Little Fido won't keep quiet. The little guy's excessive barking may be out of fear, boredom or hunger or it could be his way of demonstrating how much he missed you while you were gone. Teaching him the "quiet" command will help stop his incessant barking before it becomes habitual.
Choose a word that will be your command for your 7-month-old to stop barking, such as "quiet!" or "silence." Don't pick a negative word or term that is harsh or angry, such as "shut up!"
Mimic the sound or situation that causes your pup to bark, such as loud knocking, a ringing telephone or the front doorbell, or have a stranger enter the room.
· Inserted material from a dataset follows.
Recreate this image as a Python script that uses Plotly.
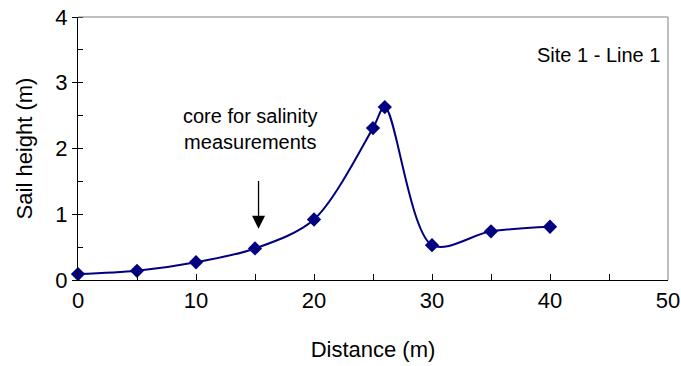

Allow your pup to bark three or four times and then say "quiet" in a firm, calm voice. Hold a tasty treat under his nose, which will cause him to stop barking while he sniffs it. Praise him for stopping the barking with a positive affirmation and then allow him to eat the treat. Make sure that you don't reward him while he's still barking, WebMD recommends. Wait a few seconds after he stops yapping before permitting him to consume the treat, so he doesn't mistakenly believe the reward is for barking.
Keep repeating the quiet command whenever your puppy barks. Praise him the moment he stops barking and reward him with a treat. Carry treats with you if you're outside and he barks at pedestrians or other dogs. Your pup will eventually learn through repetition that when he stops barking on command, he'll be rewarded with his favorite food.
Increase gradually the amount of time after he abides by the "quiet" command and giving him a treat. Soon he'll stop barking on command without always needing an immediate reward; just praising or petting him will be enough.
Never slap, hit or physically punish your puppy for barking.
An Item You Will Need
- Dog treats
- Never slap, hit or physically punish your puppy for barking.